BLVR: I sensed the presence in 10:04 of a kind of alien yet familiar “other.” I’m thinking of the multiple mentions of octopus, “an animal that decorates its lair,” in the beginning of the book—when also the narrator, watching traffic from the High Line, intuits “an alien intelligence”—and, later, when he’s in Marfa and there’s talk of “the Marfa Lights” which “people have ascribed to ghosts, UFOS, or ignis fatuus.” The narrator says, “I saw no spheres, but I loved the idea of them—the idea that our worldly light could be reflected back to us and mistaken as supernatural.” Does this feeling of the supernatural relate to the idea of “a world to come” to you?

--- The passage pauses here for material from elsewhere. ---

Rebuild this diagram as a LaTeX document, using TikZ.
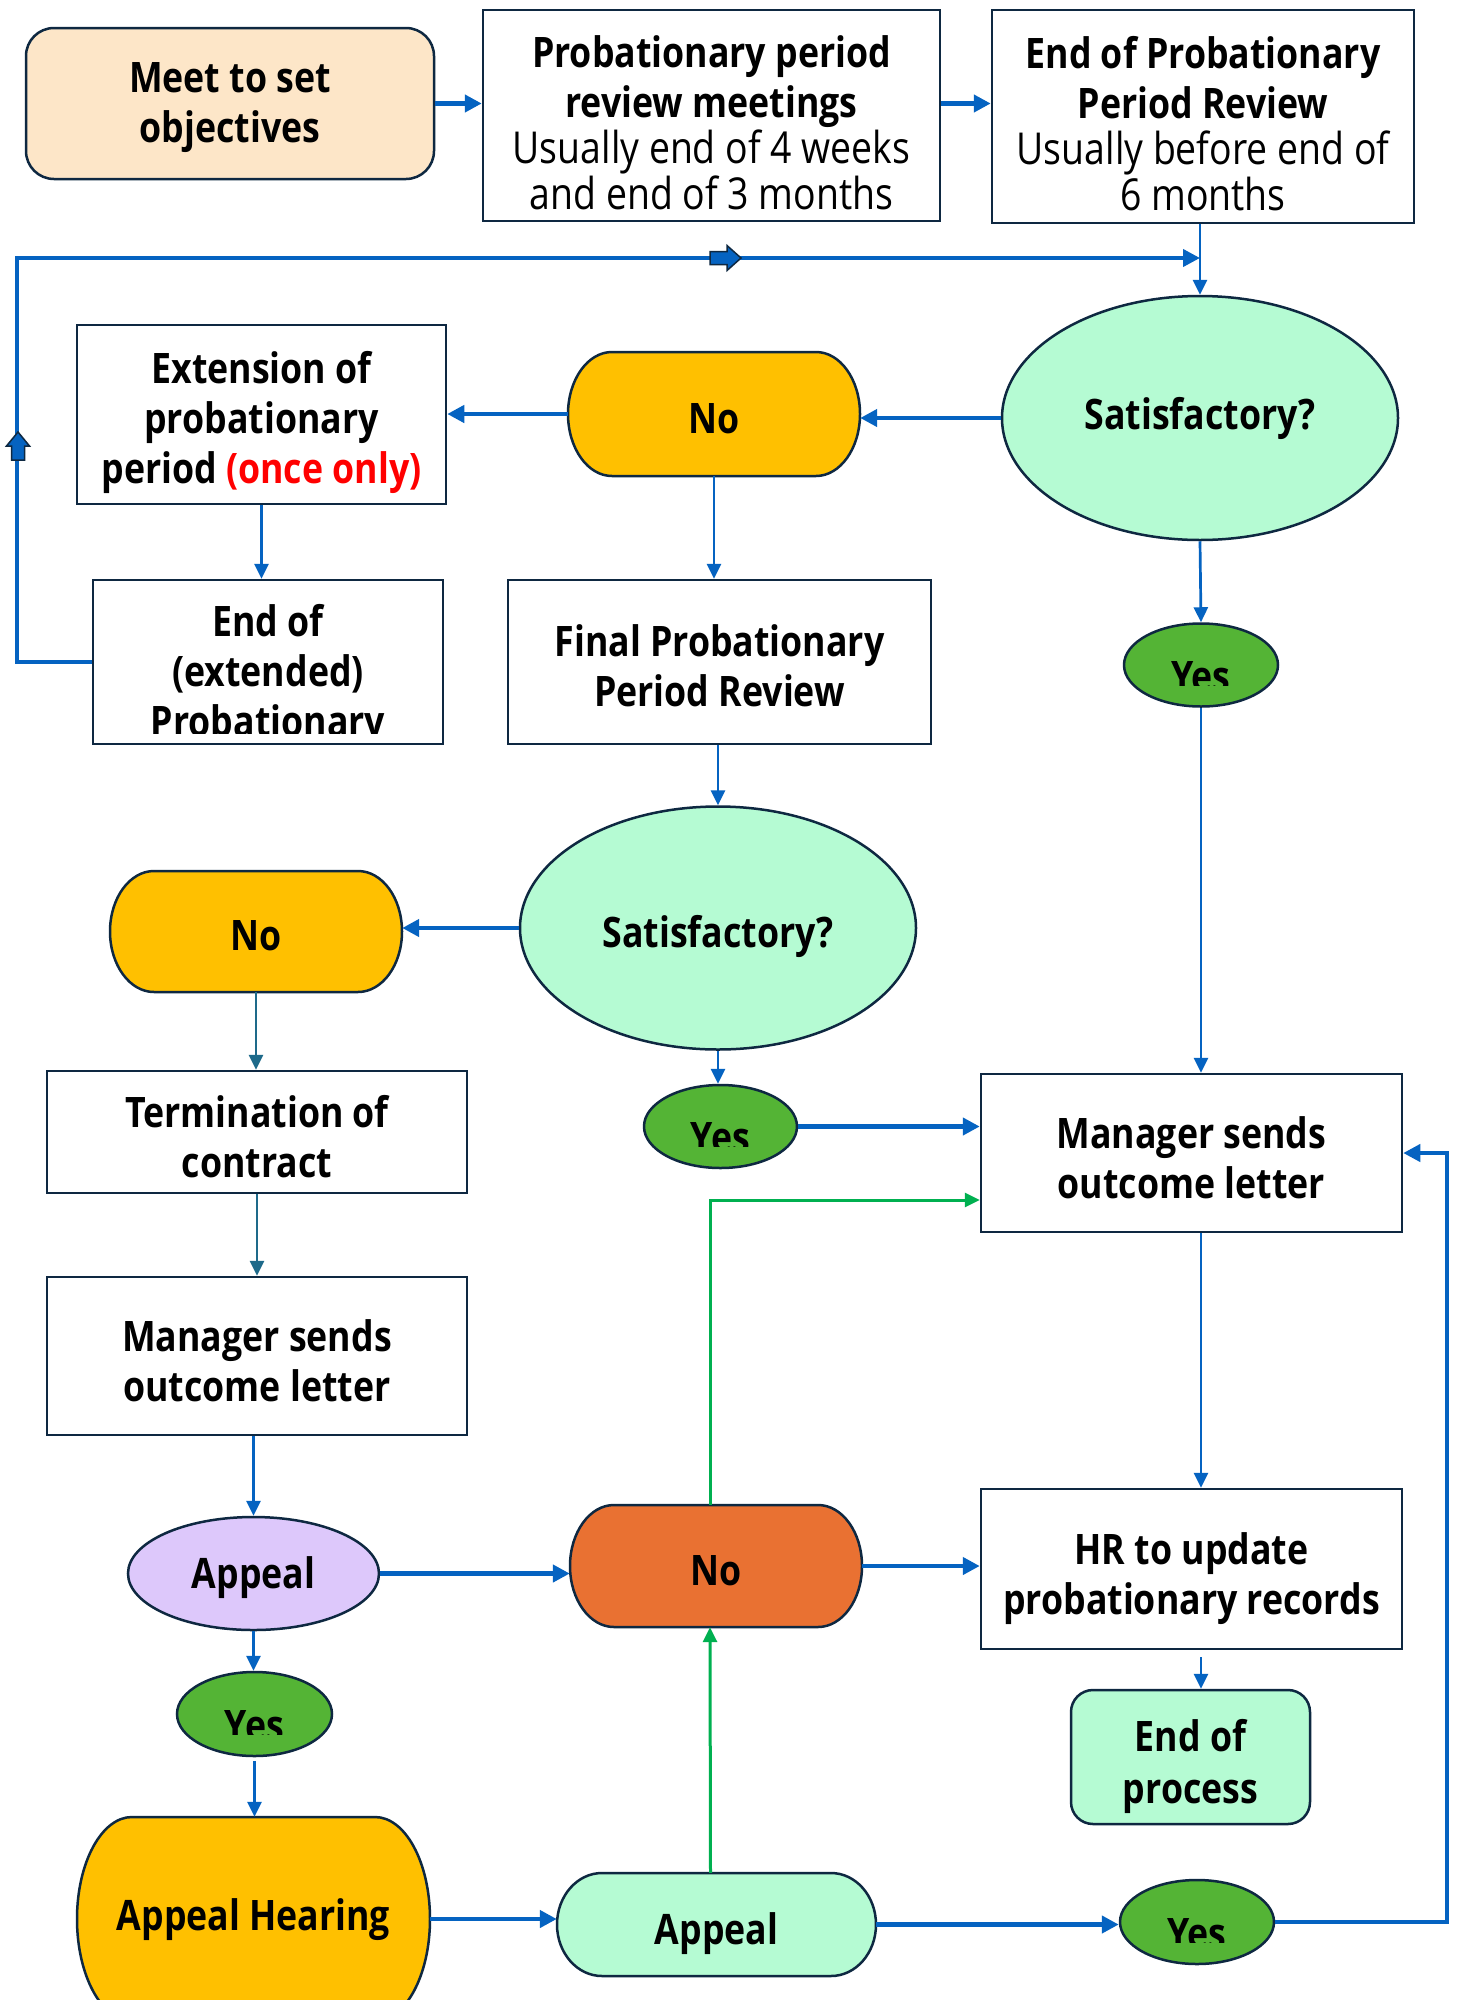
\documentclass[tikz,border=0pt]{standalone}
\usepackage{fontspec}
\setmainfont{Open Sans}[FakeStretch=0.85]
\usetikzlibrary{shapes.geometric,arrows.meta}
\definecolor{cnavy}{HTML}{0E2841}
\definecolor{cblue}{HTML}{0563C1}
\definecolor{cteal}{HTML}{1E6A8A}
\definecolor{cgrn}{HTML}{00B050}
\definecolor{cmint}{HTML}{B5FBD3}
\definecolor{cpeach}{HTML}{FDE6C8}
\definecolor{cgold}{HTML}{FFC000}
\definecolor{cyes}{HTML}{54B435}
\definecolor{clav}{HTML}{DDC8FB}
\definecolor{corng}{HTML}{E97132}
\newcommand\rg[1]{{\mdseries\fontsize{44}{46}\selectfont #1}}
% name, cx, cy, w, h, rx, fill, text-dy, text
\newcommand\capsule[9]{%
  \pgfmathsetmacro\capXl{#2-#4/2+#6}\pgfmathsetmacro\capXr{#2+#4/2-#6}%
  \pgfmathsetmacro\capYt{#3-#5/2}\pgfmathsetmacro\capYb{#3+#5/2}\pgfmathsetmacro\capHr{#5/2}%
  \draw[draw=cnavy, line width=2.5pt, fill=#7] (\capXl,\capYt) -- (\capXr,\capYt)
    arc[start angle=90,end angle=-90,x radius=#6pt,y radius=\capHr pt] -- (\capXl,\capYb)
    arc[start angle=270,end angle=90,x radius=#6pt,y radius=\capHr pt] -- cycle;
  \node[inner sep=0pt, minimum width=#4pt, minimum height=#5pt] (#1) at (#2,#3) {};
  \node[txt] (#1-t) at (#2,#3+#8) {#9};}
% [opts] name, cx, cy, w, h, text-dy, text
\newcommand\tbx[8][]{%
  \node[boxs, minimum width=#5pt, minimum height=#6pt, #1] (#2) at (#3,#4) {};
  \node[txt] (#2-t) at (#3,#4+#7) {#8};}
\newcommand\yestext[3]{\begin{scope}\clip (#2-70,#3-40) rectangle (#2+70,#3+20);
  \node[txt, anchor=base] (#1) at (#2,#3+26) {Yes};\end{scope}}
\begin{document}
\begin{tikzpicture}[x=1pt,y=-1pt,
  txt/.style={font=\fontsize{42}{50}\selectfont\bfseries, align=center, inner sep=0pt, text=black},
  boxs/.style={draw=cnavy, line width=2.5pt, fill=white, rectangle, inner sep=0pt},
  ell/.style={draw=cnavy, line width=2.5pt, ellipse, inner sep=0pt},
  thk/.style={draw=cblue, line width=4.5pt, -{Triangle[length=17pt,width=17pt]}},
  thn/.style={draw=cblue, line width=2.7pt, -{Triangle[length=15pt,width=14pt]}},
  flowmark/.style={fill=cblue, draw=cnavy, line width=1.5pt}]
\clip (0,0) rectangle (1459,2000);
\fill[white] (0,0) rectangle (1459,2000);
% nodes
\tbx[rounded corners=28pt, fill=cpeach]{meet}{230}{103.5}{408}{151}{4}{Meet to set\\objectives}
\tbx{prob}{711.5}{115.5}{457}{211}{7}{Probationary period\\review meetings\\[-4pt]\rg{Usually end of 4 weeks}\\[-4pt]\rg{and end of 3 months}}
\tbx{endpr}{1203}{116.5}{422}{213}{7}{End of Probationary\\Period Review\\[-4pt]\rg{Usually before end of}\\[-4pt]\rg{6 months}}
\node[ell, minimum width=396pt, minimum height=244pt, fill=cmint] (sat1) at (1200,418) {};
\node[txt] (sat1-t) at (1200,418) {Satisfactory?};
\capsule{no1}{714}{414}{292}{124}{44}{cgold}{5}{No}
\tbx{ext}{261.5}{414.5}{369}{179}{8}{Extension of\\probationary\\period {\color{red}(once only)}}
\node[boxs, minimum width=350pt, minimum height=164pt] (endext) at (268,662) {};
\begin{scope}\clip (95,582) rectangle (441,733);
\node[txt, anchor=north] (endext-t) at (268,604) {End of\\(extended)\\Probationary};
\end{scope}
\tbx{final}{719.5}{662}{423}{164}{4}{Final Probationary\\Period Review}
\node[ell, minimum width=154pt, minimum height=83pt, fill=cyes] (yes1) at (1201,665) {};
\yestext{yes1-t}{1201}{665}
\node[ell, minimum width=396pt, minimum height=243pt, fill=cmint] (sat2) at (718,928) {};
\node[txt] (sat2-t) at (718,936) {Satisfactory?};
\capsule{no2}{256}{931.5}{292}{121}{44}{cgold}{4}{No}
\tbx{term}{257}{1132}{420}{122}{5}{Termination of\\contract}
\node[ell, minimum width=153pt, minimum height=83pt, fill=cyes] (yes2) at (720.5,1126.5) {};
\yestext{yes2-t}{720.5}{1126.5}
\tbx{man1}{1191.5}{1153}{421}{158}{4.5}{Manager sends\\outcome letter}
\tbx{man2}{257}{1356}{420}{158}{4.5}{Manager sends\\outcome letter}
\node[ell, minimum width=251pt, minimum height=113pt, fill=clav] (app1) at (253.5,1573.5) {};
\node[txt] (app1-t) at (253.5,1577.5) {Appeal};
\capsule{no3}{716}{1566}{292}{122}{44}{corng}{5}{No}
\tbx{hr}{1191.5}{1569}{421}{160}{9.5}{HR to update\\probationary records}
\tbx[rounded corners=22pt, fill=cmint]{endp}{1190.5}{1757}{239}{134}{9.5}{End of\\[2pt]process}
\node[ell, minimum width=155pt, minimum height=84pt, fill=cyes] (yes3) at (254.5,1714) {};
\yestext{yes3-t}{254.5}{1714}
\capsule{hear}{253.5}{1919}{353}{204}{55}{cgold}{1}{Appeal Hearing}
\capsule{app2}{716.5}{1924.5}{319}{103}{45}{cmint}{9}{Appeal}
\node[ell, minimum width=154pt, minimum height=84pt, fill=cyes] (yes4) at (1197,1922) {};
\yestext{yes4-t}{1197}{1922}
% connectors
\draw[thk] (meet.east) -- (meet.east -| prob.west);
\draw[thk] (prob.east |- meet.east) -- (meet.east -| endpr.west);
\draw[thn] (endpr.south -| sat1.north) -- (sat1.north);
\coordinate (jn) at (sat1.north |- 0,258);
\draw[thk, line width=4pt] (endext.west) -- ++(-75,0) |- (jn);
\filldraw[flowmark] (710,251.5) -- (727,251.5) -- (727,245.5) -- (741,258) -- (727,270.5) -- (727,264.5) -- (710,264.5) -- cycle;
\filldraw[flowmark] (11.5,460) -- (11.5,446) -- (6.5,446) -- (18,432) -- (29.5,446) -- (24.5,446) -- (24.5,460) -- cycle;
\draw[thk] (sat1.west) -- (sat1.west -| no1.east);
\draw[thk] (no1.west) -- (no1.west -| ext.east);
\draw[thn] (ext.south) -- (ext.south |- endext.north);
\draw[thn] (no1.south) -- (no1.south |- final.north);
\draw[thn] (sat1.south) -- (yes1.north);
\draw[thn] (yes1.south) -- (yes1.south |- man1.north);
\draw[thn] (final.south -| sat2.north) -- (sat2.north);
\draw[thk] (sat2.west) -- (sat2.west -| no2.east);
\draw[thn, draw=cteal] (no2.south) -- (no2.south |- term.north);
\draw[thn, draw=cteal] (term.south) -- (term.south |- man2.north);
\draw[thn] (sat2.south) -- (sat2.south |- yes2.north);
\draw[thk] (yes2.east) -- (yes2.east -| man1.west);
\draw[thn, draw=cgrn, line width=3pt] ([xshift=-6pt]no3.north) |- (man1.west |- 0,1200);
\draw[thk, line width=4pt] (yes4.east) -- ++(172,0) |- (man1.east);
\draw[thn] (man1.south -| yes1.south) -- (hr.north -| yes1.south);
\draw[thn] ([yshift=-7pt]hr.south -| yes1.south) -- (endp.north -| yes1.south);
\draw[thn] (man2.south -| app1.north) -- (app1.north);
\draw[thk] (app1.east) -- (app1.east -| no3.west);
\draw[thk] (no3.east) -- (no3.east -| hr.west);
\draw[thn] (app1.south) -- (app1.south |- yes3.north);
\draw[thn] ([yshift=-4pt]yes3.south) -- (yes3.south |- hear.north);
\draw[thk] (hear.east) -- (hear.east -| app2.west);
\draw[thn, draw=cgrn, line width=3pt] ([xshift=-6pt]app2.north) -- ([xshift=-6pt]no3.south);
\draw[thk] (app2.east) -- (app2.east -| yes4.west);
\end{tikzpicture}
\end{document}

BL: Yes, absolutely, but the other is the collective. He’s having a kind of Feuerbach moment there—admiring the lights as a fiction, the way Feuerbach reinterpreted God as a projection of the essence of our species. So the other is alien in the sense that it’s the form of our collective alienation. It’s the transpersonal mistaken for the supernatural but the transpersonal is more awe-inspiring, more exciting than the thing we confuse it for. When the narrator feels like an octopus, when he says his limbs are starting to multiply, he means he has inklings of orders of perception beyond his individual body. The personal starts to dissolve, get emptied out. You’re right to link it to the epigraph because it’s a way of saying: there’s a sense in which community is already here. It’s already here in the Marfa lights and the circuits of global capital (that moves a baby octopus from Portuguese waters to a Chelsea restaurant) and even if those are deeply perverted forms of interconnectedness they nevertheless have a utopian glimmer.